Masters · Vedanta · 1863–1902
Vivekananda
Swami Vivekananda · Narendranath Datta · disciple of Ramakrishna
The disciple of Ramakrishna who carried Vedanta onto the world stage. In 1893, in Chicago, he opened his address with the words "Sisters and brothers of America" — and a hall of seven thousand rose in ovation. His message: divinity is already within you; the goal is to make it manifest.
His call: "Each soul is potentially divine. The goal is to manifest this divinity within." And, loudest of all: "Arise, awake, and stop not till the goal is reached."
How he was
The images are reconstructed from authentic photographs (Chicago, 1893, and others) — the master's exact face in our style.
Narendra and Ramakrishna
The educated, rational Bengali Narendranath Datta sought proof of God — and put his question to the ecstatic saint Ramakrishna at Dakshineswar: "Have you seen God?" — "Yes, as clearly as I see you, only incomparably more vividly." That answer overturned the skeptic. From him was born the monk Vivekananda.
The wandering monk
After his teacher's death — years of walking the whole of India as a nameless mendicant monk (parivrajaka).
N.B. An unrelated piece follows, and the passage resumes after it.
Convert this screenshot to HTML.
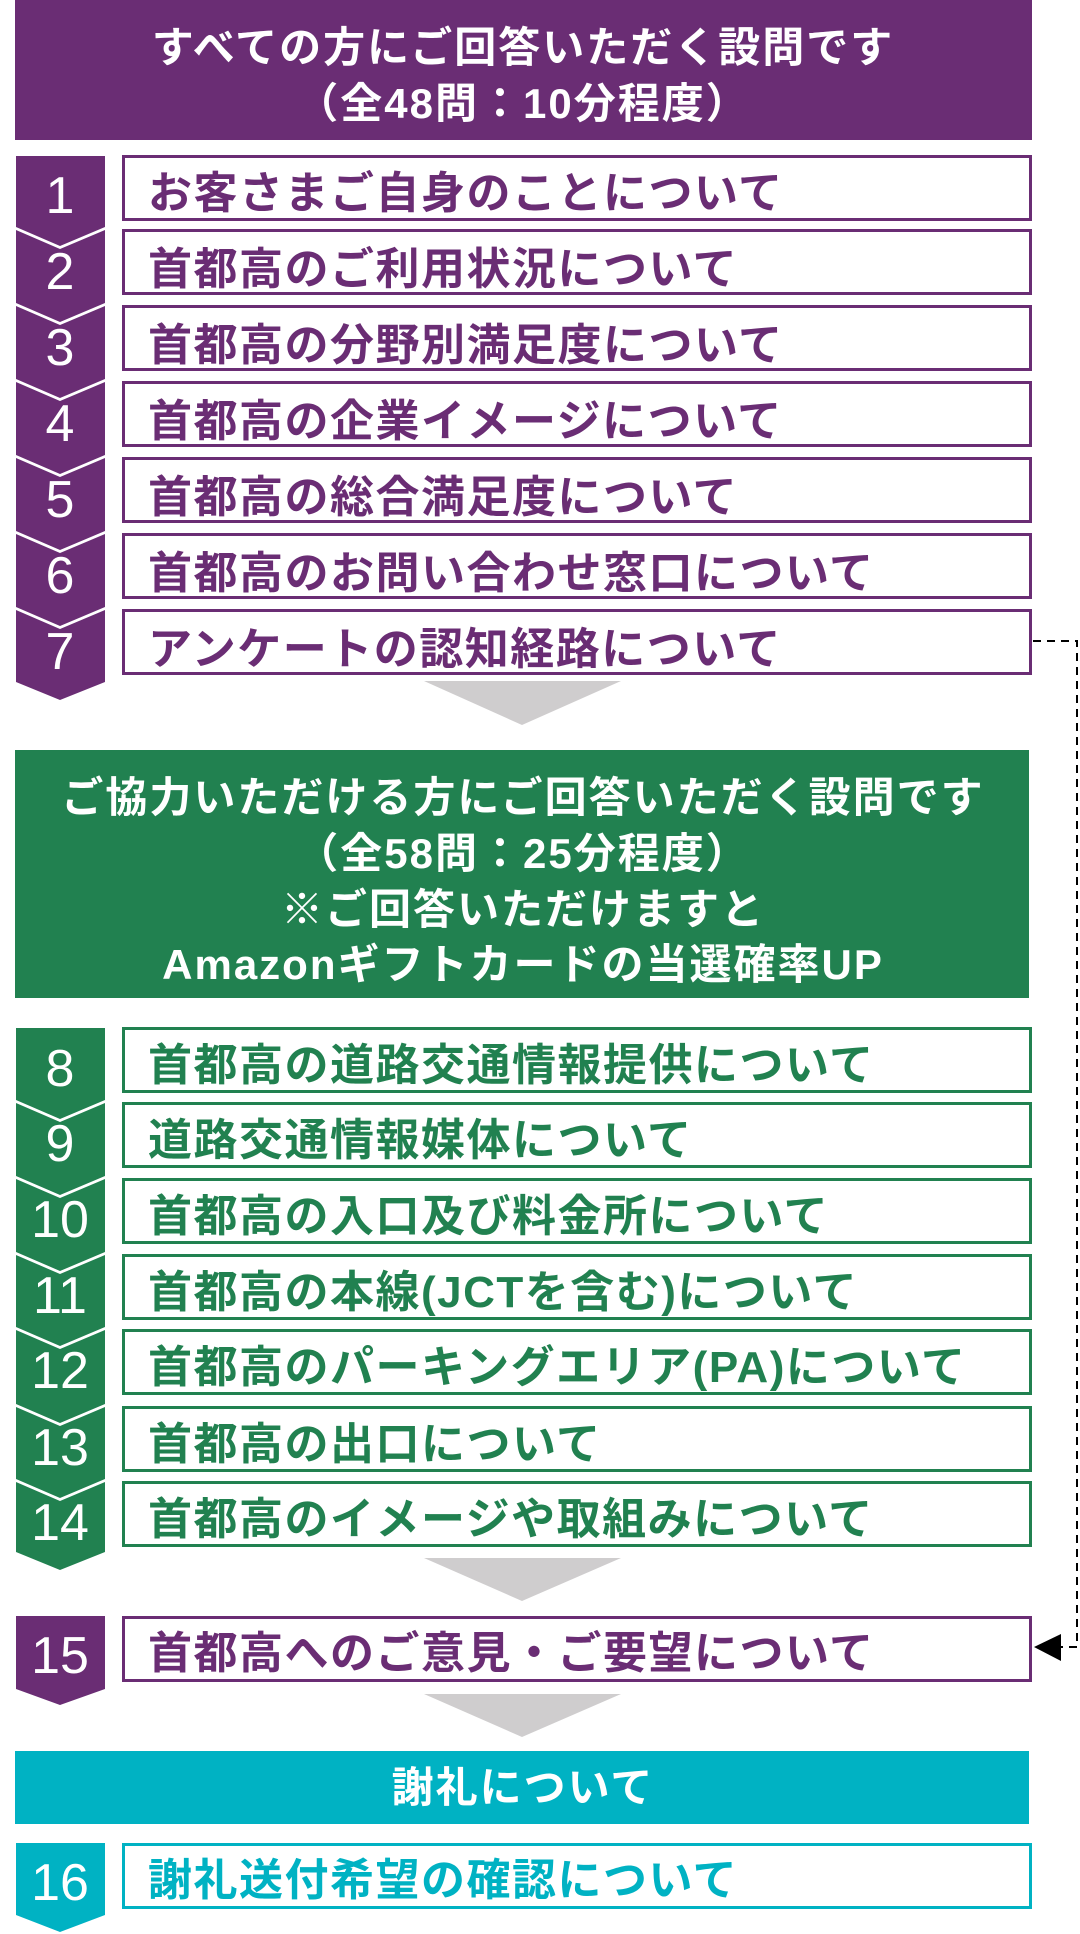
<!DOCTYPE html>
<html><head><meta charset="utf-8"><style>
html,body{margin:0;padding:0;background:#fff;}
svg{display:block;}
text{font-family:"Liberation Sans","Noto Sans CJK JP",sans-serif;}
.hd{font-size:42px;fill:#fff;letter-spacing:2px;font-weight:600;}
.row{font-size:44px;letter-spacing:1.5px;font-weight:600;}
.num{font-size:52px;fill:#fff;}
</style></head><body>
<svg width="1080" height="1934" viewBox="0 0 1080 1934" xmlns="http://www.w3.org/2000/svg">
<rect x="15" y="0" width="1017" height="140" fill="#6a2d74"/>
<text class="hd" x="523" y="62" text-anchor="middle">すべての方にご回答いただく設問です</text>
<text class="hd" x="523" y="118" text-anchor="middle">（全48問：10分程度）</text>

<g fill="#6a2d74">
<polygon points="16,156 105,156 105,227 60,246 16,227"/>
<polygon points="16,230 60,249 105,230 105,303 60,322 16,303"/>
<polygon points="16,306 60,325 105,306 105,379 60,398 16,379"/>
<polygon points="16,382 60,401 105,382 105,455 60,474 16,455"/>
<polygon points="16,458 60,477 105,458 105,531 60,550 16,531"/>
<polygon points="16,534 60,553 105,534 105,607 60,626 16,607"/>
<polygon points="16,610 60,629 105,610 105,682 60,700 16,682"/>
</g>
<g text-anchor="middle">
<text class="num" x="60" y="213">1</text>
<text class="num" x="60" y="289">2</text>
<text class="num" x="60" y="365">3</text>
<text class="num" x="60" y="441">4</text>
<text class="num" x="60" y="517">5</text>
<text class="num" x="60" y="593">6</text>
<text class="num" x="60" y="669">7</text>
</g>
<g fill="none" stroke="#6a2d74" stroke-width="3">
<rect x="123.5" y="156.5" width="907" height="63"/>
<rect x="123.5" y="230.5" width="907" height="63"/>
<rect x="123.5" y="306.5" width="907" height="63"/>
<rect x="123.5" y="382.5" width="907" height="63"/>
<rect x="123.5" y="458.5" width="907" height="63"/>
<rect x="123.5" y="534.5" width="907" height="63"/>
<rect x="123.5" y="610.5" width="907" height="63"/>
</g>
<g fill="#6a2d74">
<text class="row" x="148" y="208">お客さまご自身のことについて</text>
<text class="row" x="148" y="284">首都高のご利用状況について</text>
<text class="row" x="148" y="360">首都高の分野別満足度について</text>
<text class="row" x="148" y="436">首都高の企業イメージについて</text>
<text class="row" x="148" y="512">首都高の総合満足度について</text>
<text class="row" x="148" y="588">首都高のお問い合わせ窓口について</text>
<text class="row" x="148" y="664">アンケートの認知経路について</text>
</g>

<polygon points="424,681 621,681 522,725" fill="#cfcdce"/>

<rect x="15" y="750" width="1014" height="248" fill="#218150"/>
<text class="hd" x="523" y="812" text-anchor="middle">ご協力いただける方にご回答いただく設問です</text>
<text class="hd" x="523" y="868" text-anchor="middle">（全58問：25分程度）</text>
<text class="hd" x="523" y="924" text-anchor="middle">※ご回答いただけますと</text>
<text class="hd" x="523" y="979" text-anchor="middle">Amazonギフトカードの当選確率UP</text>

<g fill="#218150">
<polygon points="16,1028 105,1028 105,1100 60,1119 16,1100"/>
<polygon points="16,1103 60,1122 105,1103 105,1176 60,1195 16,1176"/>
<polygon points="16,1179 60,1198 105,1179 105,1252 60,1271 16,1252"/>
<polygon points="16,1255 60,1274 105,1255 105,1327 60,1346 16,1327"/>
<polygon points="16,1330 60,1349 105,1330 105,1404 60,1423 16,1404"/>
<polygon points="16,1407 60,1426 105,1407 105,1479 60,1498 16,1479"/>
<polygon points="16,1482 60,1501 105,1482 105,1552 60,1570 16,1552"/>
</g>
<g text-anchor="middle">
<text class="num" x="60" y="1086">8</text>
<text class="num" x="60" y="1161">9</text>
<text class="num" x="60" y="1237">10</text>
<text class="num" x="60" y="1313">11</text>
<text class="num" x="60" y="1388">12</text>
<text class="num" x="60" y="1465">13</text>
<text class="num" x="60" y="1540">14</text>
</g>
<g fill="none" stroke="#218150" stroke-width="3">
<rect x="123.5" y="1028.5" width="907" height="63"/>
<rect x="123.5" y="1103.5" width="907" height="63"/>
<rect x="123.5" y="1179.5" width="907" height="63"/>
<rect x="123.5" y="1255.5" width="907" height="63"/>
<rect x="123.5" y="1330.5" width="907" height="63"/>
<rect x="123.5" y="1407.5" width="907" height="63"/>
<rect x="123.5" y="1482.5" width="907" height="63"/>
</g>
<g fill="#218150">
<text class="row" x="148" y="1080">首都高の道路交通情報提供について</text>
<text class="row" x="148" y="1155">道路交通情報媒体について</text>
<text class="row" x="148" y="1231">首都高の入口及び料金所について</text>
<text class="row" x="148" y="1307">首都高の本線(JCTを含む)について</text>
<text class="row" x="148" y="1382">首都高のパーキングエリア(PA)について</text>
<text class="row" x="148" y="1459">首都高の出口について</text>
<text class="row" x="148" y="1534">首都高のイメージや取組みについて</text>
</g>

<polygon points="424,1558 621,1558 522,1601" fill="#cfcdce"/>

<polygon points="16,1616 105,1616 105,1689 60,1705 16,1689" fill="#6a2d74"/>
<text class="num" x="60" y="1673" text-anchor="middle">15</text>
<rect x="123.5" y="1617.5" width="907" height="63" fill="none" stroke="#6a2d74" stroke-width="3"/>
<text class="row" x="148" y="1668" fill="#6a2d74">首都高へのご意見・ご要望について</text>

<polygon points="424,1694 621,1694 522,1737" fill="#cfcdce"/>

<rect x="15" y="1751" width="1014" height="73" fill="#00b2c3"/>
<text class="hd" x="523" y="1802" text-anchor="middle">謝礼について</text>

<polygon points="16,1843 105,1843 105,1915 60,1932 16,1915" fill="#00b2c3"/>
<text class="num" x="60" y="1900" text-anchor="middle">16</text>
<rect x="123.5" y="1844.5" width="907" height="63" fill="none" stroke="#00b2c3" stroke-width="3"/>
<text class="row" x="148" y="1895" fill="#00b2c3">謝礼送付希望の確認について</text>

<polyline points="1033,641 1077,641 1077,1647 1061,1647" fill="none" stroke="#000" stroke-width="2" stroke-dasharray="8,6"/>
<polygon points="1034,1647 1061,1634 1061,1661" fill="#000"/>
</svg>
</body></html>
He saw the splendour of palaces and the abyss of poverty, and the greatness of the people. At the southern tip of the land he meditated three days on a rock where three seas meet — and rose with a vision of service.
Chicago, 1893
Almost by chance he found himself a delegate at the World's Parliament of Religions. When he began with the words "Sisters and brothers of America," the hall rose in a two-minute ovation. He proclaimed to the world: Hinduism teaches not mere tolerance, but the acceptance of all religions as true — "different rivers flowing into one sea."
Practical Vedanta
His Vedanta is no flight from the world, but service. "Each soul is potentially divine." To see God in the human being and to serve the human being as God (shiva-jnane jiva-seva). On his return he founded the Ramakrishna Mission — monasticism joined to action: schools, hospitals, relief.
"Arise, awake"
His call is strength and fearlessness, the refusal of all weakness. "Anything that makes you weak — physically, intellectually, spiritually — reject it as poison." He woke a sleeping nation: not self-pity, but a lion's faith in one's own divine nature.
A short, blazing life
He burned bright and brief. Having foretold that he would not live to forty, he passed away on 4 July 1902, at thirty-nine, in meditation. He left the "Complete Works," the Ramakrishna Mission — and an awakened country that had found its voice in him.
Words
Sisters and Brothers of America… It fills my heart with joy unspeakable to rise in response to the warm and cordial welcome which you have given us.
Arise, awake, and stop not till the goal is reached.
We believe not only in universal toleration, but we accept all religions as true.
Each soul is potentially divine. The goal is to manifest this divinity within.